Status of the packet forwarder (from ps au) was:
516 ? Sl 34:01 /opt/lora/mp_pkt_fwd -c /var/config/lora -l /var/log/
I believe that the Sl flags are significant.
Restarting the packet forwarder does not clear the problem.
root@mtcdt:~# /etc/init.d/ttn-pkt-forwarder restart
Stopping ttn-packet-forwarder: OK
Found MTAC-LORA-915 with MTAC-LORA-1.0 hardware
Starting ttn-packet-forwarder: OK
root@mtcdt:~#The relevant portion of /var/log/lora-packet-fwd.log (after the above restart) was:
INFO: [main] Starting the concentrator
lgw_connect:532: INFO: no FPGA detected or version not supported (v103)
Note: success connecting the concentrator
ERROR: SPI ERROR DURING REGISTER BURST READ
INFO: tx_start_delay=1497 (1497.000000) - (1497, bw_delay=0.000000, notch_delay=0.000000)
INFO: End of upstream thread
ERROR: SPI ERROR DURING REGISTER WRITE
Rebooting the Conduit with init 6 solved the problem.
During this hang, no traffic was forwarded upstream.

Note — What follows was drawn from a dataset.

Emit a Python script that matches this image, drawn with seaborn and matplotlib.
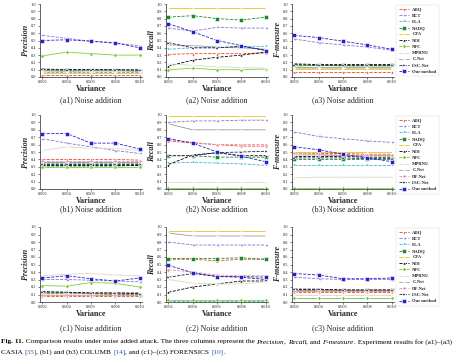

Both observed failures were correlated with downlink (join) traffic. (This application otherwise does not use downlink traffic, and there are no other known applications on the gateway.)
Gateway version info:
root@mtcdt:~# uname -a
Linux mtcdt 3.12.27 #1 Thu May 5 18:53:23 CDT 2016 armv5tejl GNU/LinuxThe desperation workaround is to have a daemon watching the timestamp on the log, and if it becomes older than one or two minutes, to reboot the Conduit.